Super Bowl XLVII Did Beat Goodbye, Farewell and Amen in Viewers

Final Nielsen ratings for Super Bowl XLVII were released earlier this week and as predicted, its 108.6 million viewers did not beat the record set by the 2012 Super Bowl which was seen by 111.3 million viewers. But it was enough to top the 105.9 million viewers who watched “Goodbye, Farewell, and Amen” back in 1983. The series finale of M*A*S*H is now the fifth most-watched television broadcast of all time in the United States, behind the 2012, 2011, 2013 and 2010 Super Bowls:

Most-Watched Television Broadcasts in U.S. History
Program Year Average Viewers
Super Bowl XLVI 2012 111,346,000
Super Bowl XLV 2011 111,010,000
Super Bowl XLVII 2013 108,693,000
Super Bowl XLIV 2010 106,476,000
“Goodbye, Farewell and Amen” 1983 105,970,000

As pointed out in the comments section of my earlier post about Super Bowl XLVII, this has to do solely with population growth. There are simply tens of millions of additional potential viewers these days. In terms of raw ratings however, “Goodbye, Farewell, and Amen” is still on top with a 60.2 Nielsen rating. It’s the only program to have a 60.0 or higher Nielsen rating. In fact, only two other programs have drawn a 50.0 Nielsen rating or better. The highest-rated Super Bowl of all time (XVI; 1982) drew a measly 49.1 by comparison.

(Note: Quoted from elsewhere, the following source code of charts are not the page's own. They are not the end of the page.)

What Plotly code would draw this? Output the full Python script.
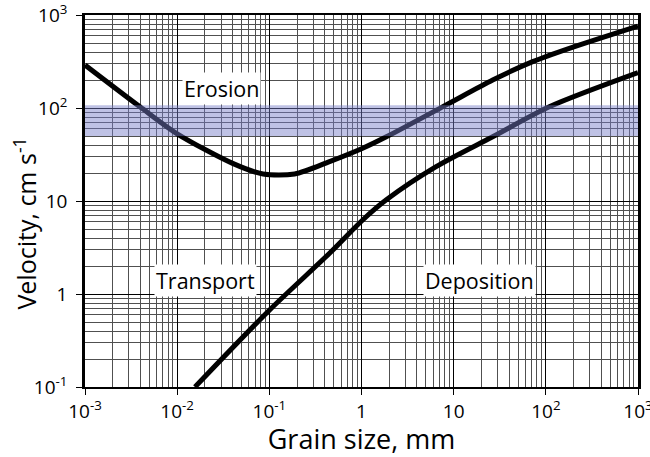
import numpy as np
import plotly.graph_objects as go

# Erosion (upper) curve: grain size (mm) vs velocity (cm/s)
erosion_x = [0.001, 0.00395, 0.0098, 0.040, 0.0855, 0.188, 0.45, 1.03, 1.86, 8.3, 26.5, 72, 180, 1000]
erosion_v = [290, 103, 53.5, 25.4, 19.5, 19.5, 26.5, 36.9, 49, 108, 200, 315, 438, 760]

# Deposition (lower) curve
deposition_x = [0.0156, 0.1, 0.45, 1.03, 1.86, 6.45, 26.5, 109, 1000]
deposition_v = [0.1, 0.67, 2.74, 6.25, 10.3, 23.4, 49, 103, 240]

# Shaded velocity band (cm/s)
band_low, band_high = 50, 107

# Region labels: (text, grain size, velocity)
region_labels = [("Erosion", 0.0305, 164), ("Transport", 0.0205, 1.38), ("Deposition", 19.0, 1.38)]

x_tickvals = [1e-3, 1e-2, 1e-1, 1, 10, 100, 1000]
x_ticktext = ["10<sup>-3</sup>", "10<sup>-2</sup>", "10<sup>-1</sup>", "1", "10", "10<sup>2</sup>", "10<sup>3</sup>"]
y_tickvals = [0.1, 1, 10, 100, 1000]
y_ticktext = ["10<sup>-1</sup>", "1", "10", "10<sup>2</sup>", "10<sup>3</sup>"]

FONT = "Open Sans"

fig = go.Figure()
fig.add_trace(go.Scatter(x=erosion_x, y=erosion_v, mode="lines",
                         line=dict(color="black", width=5, shape="spline", smoothing=0.8),
                         showlegend=False, hoverinfo="skip"))
fig.add_trace(go.Scatter(x=deposition_x, y=deposition_v, mode="lines",
                         line=dict(color="black", width=5, shape="spline", smoothing=0.8),
                         showlegend=False, hoverinfo="skip"))
fig.add_trace(go.Scatter(x=[1e-3, 1e3, 1e3, 1e-3, 1e-3], y=[band_low, band_low, band_high, band_high, band_low],
                         mode="lines", fill="toself", fillcolor="rgba(120,125,200,0.47)",
                         line=dict(width=0), showlegend=False, hoverinfo="skip"))

for text, gx, gv in region_labels:
    fig.add_annotation(x=np.log10(gx), y=np.log10(gv), text=text, showarrow=False,
                       font=dict(family=FONT, size=21.5, color="black"),
                       bgcolor="white", borderpad=1)

# y-axis title (placed slightly below the plot centre, as in the reference)
fig.add_annotation(xref="paper", yref="paper", x=-0.108, y=0.44, text="Velocity, cm s<sup>-1</sup>",
                   textangle=-90, showarrow=False, xanchor="center", yanchor="middle",
                   font=dict(family=FONT, size=25, color="black"))

axis_common = dict(
    type="log", showgrid=True, gridcolor="black", gridwidth=1.3,
    showline=True, linecolor="black", mirror=True,
    ticks="outside", ticklen=6, tickcolor="black",
    tickfont=dict(family=FONT, size=19, color="black"),
    minor=dict(dtick="D1", showgrid=True, gridcolor="#505050", gridwidth=1, ticks=""),
    zeroline=False, automargin=False, ticklabeloverflow="allow",
)

fig.update_xaxes(range=[-3.00001, 3.00001], tickmode="array", tickvals=x_tickvals, ticktext=x_ticktext,
                 title=dict(text="Grain size, mm", font=dict(family=FONT, size=27, color="black"), standoff=10),
                 linewidth=1.5, **axis_common)
fig.update_yaxes(range=[-1.00001, 3.00001], tickmode="array", tickvals=y_tickvals, ticktext=y_ticktext,
                 ticklabelstandoff=5, linewidth=2.5, **axis_common)

fig.update_layout(width=650, height=457, margin=dict(l=85, r=12, t=15, b=70),
                  paper_bgcolor="white", plot_bgcolor="white",
                  font=dict(family=FONT, color="black"))

fig.write_html("out.html")
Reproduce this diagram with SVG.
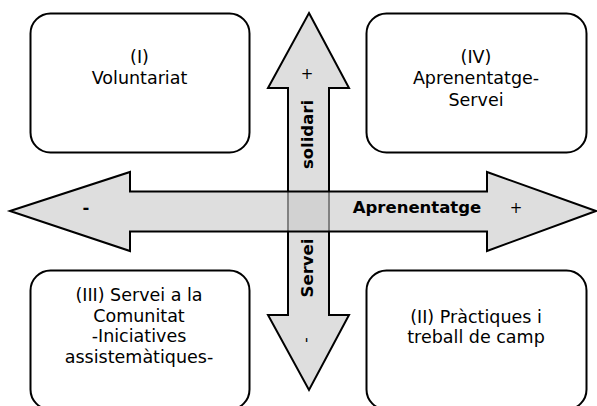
<svg xmlns="http://www.w3.org/2000/svg" width="597" height="406" viewBox="0 0 597 406">
<style>
.box{fill:#ffffff;stroke:#000000;stroke-width:2}
.t{font-family:"DejaVu Sans",Verdana,sans-serif;font-size:17.5px;fill:#000000;text-anchor:middle}
.b{font-family:"DejaVu Sans",Verdana,sans-serif;font-size:16.5px;font-weight:bold;fill:#000000;text-anchor:middle}
.s{font-family:"DejaVu Sans",Verdana,sans-serif;font-size:15px;fill:#000000;text-anchor:middle}
</style>
<rect width="597" height="406" fill="#ffffff"/>
<g id="connectors">
<polygon id="axis-vertical" points="309,13 349,88 329,88 329,315 349,315 309,390 268,315 288,315 288,88 268,88" fill="#dedede" stroke="#000000" stroke-width="2" stroke-linejoin="miter"/>
<polygon id="axis-horizontal" points="10,211 130,172 130,191.5 487,191.5 487,172 596,211 487,251 487,231.5 130,231.5 130,251" fill="#cbcbcb" fill-opacity="0.636" stroke="#000000" stroke-width="2" stroke-linejoin="miter"/>
<text class="b" transform="translate(313,134.5) rotate(-90)">solidari</text>
<text class="b" transform="translate(313,268) rotate(-90)">Servei</text>
<text class="s" x="307" y="79">+</text>
<text class="s" transform="translate(311,340) rotate(-90)">-</text>
<text class="b" x="417" y="213">Aprenentatge</text>
<text class="s" x="516" y="213">+</text>
<text class="b" x="86" y="213">-</text>
</g>
<g id="node-I">
<rect class="box" x="30.5" y="13.5" width="219" height="139" rx="20" ry="20"/>
<text class="t" x="139.5" y="63">(I)</text>
<text class="t" x="139.5" y="84">Voluntariat</text>
</g>
<g id="node-IV">
<rect class="box" x="366.5" y="13.5" width="220" height="139" rx="20" ry="20"/>
<text class="t" x="476" y="63">(IV)</text>
<text class="t" x="476" y="84">Aprenentatge-</text>
<text class="t" x="476" y="106">Servei</text>
</g>
<g id="node-III">
<rect class="box" x="30.5" y="270.5" width="219" height="139" rx="20" ry="20"/>
<text class="t" x="139" y="301">(III) Servei a la</text>
<text class="t" x="139" y="322">Comunitat</text>
<text class="t" x="139" y="342">-Iniciatives</text>
<text class="t" x="139" y="363">assistemàtiques-</text>
</g>
<g id="node-II">
<rect class="box" x="366.5" y="270.5" width="220" height="139" rx="20" ry="20"/>
<text class="t" x="476" y="323">(II) Pràctiques i</text>
<text class="t" x="476" y="343">treball de camp</text>
</g>
</svg>
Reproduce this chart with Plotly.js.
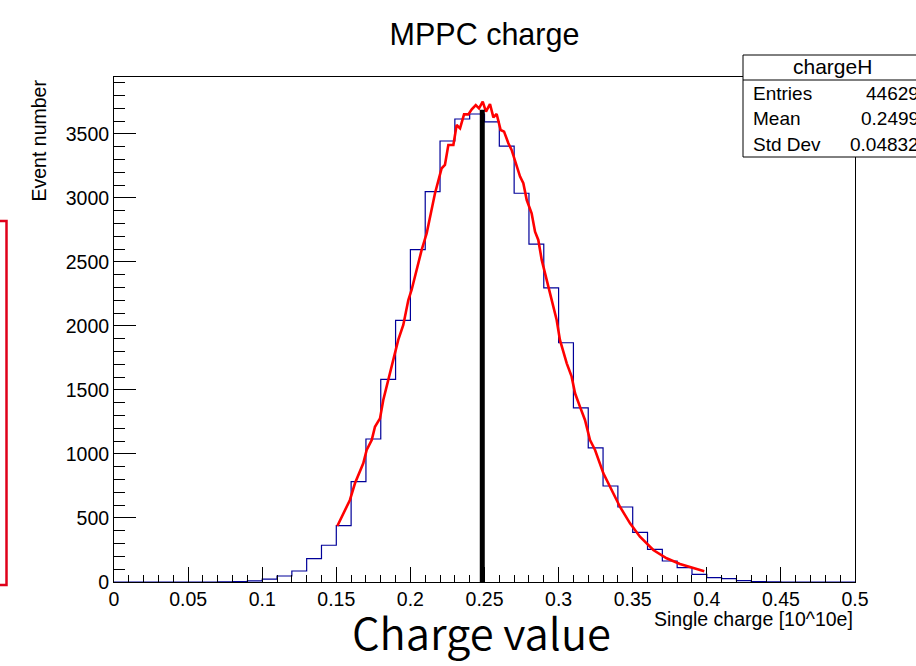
<!DOCTYPE html>
<html>
<head>
<meta charset="utf-8">
<script src="https://cdn.plot.ly/plotly-3.0.1.min.js"></script>
<style>html,body{margin:0;padding:0;background:#fff;}#chart{width:916px;height:666px;}</style>
</head>
<body>
<div id="chart"></div>
<script>
// Histogram bins (lower edges, width 0.01) and counts
const binLow = [0.00,0.01,0.02,0.03,0.04,0.05,0.06,0.07,0.08,0.09,
                0.10,0.11,0.12,0.13,0.14,0.15,0.16,0.17,0.18,0.19,
                0.20,0.21,0.22,0.23,0.24,0.25,0.26,0.27,0.28,0.29,
                0.30,0.31,0.32,0.33,0.34,0.35,0.36,0.37,0.38,0.39,
                0.40,0.41,0.42,0.43,0.44,0.45,0.46,0.47,0.48,0.49];
const counts = [0,0,0,0,0,0,0,1,4,9,
                23,47,86,182,287,440,784,1117,1583,2044,
                2596,3050,3445,3617,3656,3595,3405,3037,2639,2297,
                1869,1361,1048,750,586,388,255,164,112,60,
                34,26,10,3,1,0,0,0,0,0];
const binWidth = 0.01;

// Fit curve (red)
const fitX = [0.1507,0.1547,0.1592,0.1626,0.1660,0.1682,0.1705,0.1739,0.1761,0.1795,
              0.1817,0.1851,0.1885,0.1918,0.1952,0.1986,0.2008,0.2042,0.2076,0.2110,
              0.2166,0.2211,0.2233,0.2256,0.2290,0.2312,0.2335,0.2362,0.2391,0.2414,
              0.2441,0.2463,0.2488,0.2510,0.2537,0.2560,0.2582,0.2609,0.2632,0.2661,
              0.2683,0.2740,0.2762,0.2785,0.2818,0.2841,0.2863,0.2886,0.2920,0.2953,
              0.2987,0.3009,0.3055,0.3088,0.3111,0.3144,0.3178,0.3212,0.3246,0.3302,
              0.3358,0.3414,0.3482,0.3549,0.3639,0.3729,0.3819,0.3909,0.3983];
const fitY = [437,537,641,771,862,927,1031,1109,1213,1278,
              1422,1578,1734,1891,2008,2203,2281,2450,2594,2724,
              3037,3232,3258,3414,3414,3570,3544,3653,3653,3692,
              3726,3700,3752,3674,3734,3630,3656,3531,3518,3427,
              3375,3167,3115,2984,2880,2737,2672,2516,2359,2203,
              2047,1891,1708,1604,1474,1370,1266,1109,1031,849,
              719,588,458,354,250,185,141,107,84];

// Black marker line
const markX = [0.2485];
const markTop = [3690];

// Stats box
const statsTitle = "chargeH";
const statsLabels = ["Entries","Mean","Std Dev"];
const statsValues = ["44629","0.2499","0.04832"];

const xTicks = [0,0.05,0.1,0.15,0.2,0.25,0.3,0.35,0.4,0.45,0.5];
const xTickText = ["0","0.05","0.1","0.15","0.2","0.25","0.3","0.35","0.4","0.45","0.5"];
const yTicks = [0,500,1000,1500,2000,2500,3000,3500];
const yTickText = ["0","500","1000","1500","2000","2500","3000","3500"];

// Build step outline
const hx = binLow.concat([binLow[binLow.length-1] + binWidth]);
const hy = counts.concat([counts[counts.length-1]]);

const F = "Liberation Sans, Arial, sans-serif";

const traces = [
  {x: hx, y: hy, type: 'scatter', mode: 'lines', line: {shape: 'hv', color: '#000099', width: 1.2}, hoverinfo: 'skip'},
  {x: fitX, y: fitY, type: 'scatter', mode: 'lines', line: {color: '#ff0000', width: 2.6}, hoverinfo: 'skip'},
  {x: [markX[0], markX[0]], y: [0, markTop[0]], type: 'scatter', mode: 'lines', line: {color: '#000000', width: 5}, hoverinfo: 'skip'}
];

// Pixel helpers for annotations/shapes (plot area 114..855 x 77..582)
const L = 114, R = 855, T = 77, B = 582;
const px = p => (p - L) / (R - L);
const py = p => (B - p) / (B - T);

const shapes = [
  {type: 'rect', xref: 'paper', yref: 'paper', x0: px(743), x1: px(930), y0: py(157), y1: py(55),
   line: {color: '#000', width: 1}, fillcolor: '#fff', layer: 'above'},
  {type: 'line', xref: 'paper', yref: 'paper', x0: px(743), x1: px(930), y0: py(80), y1: py(80),
   line: {color: '#000', width: 1}, layer: 'above'},
  {type: 'rect', xref: 'paper', yref: 'paper', x0: px(-10), x1: px(6.5), y0: py(585), y1: py(221),
   line: {color: '#e0001a', width: 2.5}, fillcolor: 'rgba(0,0,0,0)'}
];

const annotations = [
  {xref: 'paper', yref: 'paper', x: px(832), y: py(67), text: statsTitle, showarrow: false,
   xanchor: 'center', yanchor: 'middle', font: {family: F, size: 21, color: '#000'}},
  {xref: 'paper', yref: 'paper', x: (38.5 - L) / (R - L), y: py(78), text: 'Event number', textangle: -90,
   showarrow: false, xanchor: 'center', yanchor: 'top', font: {family: F, size: 19.5, color: '#000'}},
  {xref: 'paper', yref: 'paper', x: px(855), y: py(619), text: 'Single charge [10^10e]', showarrow: false,
   xanchor: 'right', yanchor: 'middle', font: {family: F, size: 19.5, color: '#000'}},
  {xref: 'paper', yref: 'paper', x: px(481), y: py(631), text: 'Charge value', showarrow: false,
   xanchor: 'center', yanchor: 'middle', font: {family: 'Noto Sans CJK JP, Noto Sans, sans-serif', size: 43.5, weight: 350, color: '#000'}}
];
const rowsY = [93, 119, 144];
for (let i = 0; i < statsLabels.length; i++) {
  annotations.push({xref: 'paper', yref: 'paper', x: px(751), y: py(rowsY[i]), text: statsLabels[i], showarrow: false,
    xanchor: 'left', yanchor: 'middle', font: {family: F, size: 19, color: '#000'}});
  annotations.push({xref: 'paper', yref: 'paper', x: px(921), y: py(rowsY[i]), text: statsValues[i], showarrow: false,
    xanchor: 'right', yanchor: 'middle', font: {family: F, size: 19, color: '#000'}});
}

const layout = {
  width: 916, height: 666,
  margin: {l: L, r: 916 - R, t: T, b: 666 - B, pad: 0},
  paper_bgcolor: '#fff', plot_bgcolor: '#fff',
  showlegend: false,
  title: {text: 'MPPC charge', font: {family: F, size: 30.5, color: '#000'},
          xref: 'paper', x: 0.5, xanchor: 'center', yref: 'container', y: 1 - 34 / 666, yanchor: 'middle'},
  xaxis: {range: [0, 0.5], tickvals: xTicks, ticktext: xTickText, ticks: 'inside', ticklen: 15, tickwidth: 1,
          tickcolor: '#000', showgrid: false, zeroline: false, showline: true, linecolor: '#000', linewidth: 1,
          mirror: true, tickfont: {family: F, size: 19.5, color: '#000'},
          minor: {dtick: 0.01, tick0: 0, ticks: 'inside', ticklen: 7, tickcolor: '#000', tickwidth: 1, showgrid: false}},
  yaxis: {range: [0, 3945], tickvals: yTicks, ticktext: yTickText, ticks: 'inside', ticklen: 22, tickwidth: 1,
          tickcolor: '#000', showgrid: false, zeroline: false, showline: true, linecolor: '#000', linewidth: 1,
          mirror: true, tickfont: {family: F, size: 19.5, color: '#000'},
          minor: {dtick: 100, tick0: 0, ticks: 'inside', ticklen: 11, tickcolor: '#000', tickwidth: 1, showgrid: false}},
  shapes: shapes,
  annotations: annotations
};

Plotly.newPlot('chart', traces, layout, {displayModeBar: false, staticPlot: true});
</script>
</body>
</html>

I’ve updated my Goodbye, Farewell and Amen Ratings Analysis to reflect the numbers for Super Bowl XLVII.

5 Comments

  • Not just population growth, but there are now other forms of watching programs besides television, people are now watching programming on the computers, their cellphones, their tablets, etc… none of which was in existence during the time GFA first aired.

    • Chuck says:

      Good point. What if GFA aired again today as a special, especially if it were put in some vault like Disney does with some of their movies?

  • Dan says:

    There are MANY different ratings since 1983… in 1983, there were only household TV ratings. Today, we have demographic TV ratings (introduced in 1987) and we get TV ratings on all kinds of delayed TV viewing. For a big event like the Super Bowl, there is almost no delayed viewing – people want to watch it live and people want to watch the commercials. And people don’t want to watch it on their tablet or smartphone, which TV ratings don’t measure anyway. GFA would have been different – if available, people would have watched on their DVR, etc. So it is pretty clear that the rating is driven by population growth. In fact, a 1 household rating just means 1% of the total TV households. So if there are roughly 120 million TV HH today, a 1 rating = 1.2M households. Next year, that will likely mean a higher number. And in 1982, my guess is that 1 rating was under 1M TV HHs. Population growth will mean GFA will keep falling in the list of total viewers, but because of all of today’s technology and number of channel choices, no show will ever come close to a 60+ rating.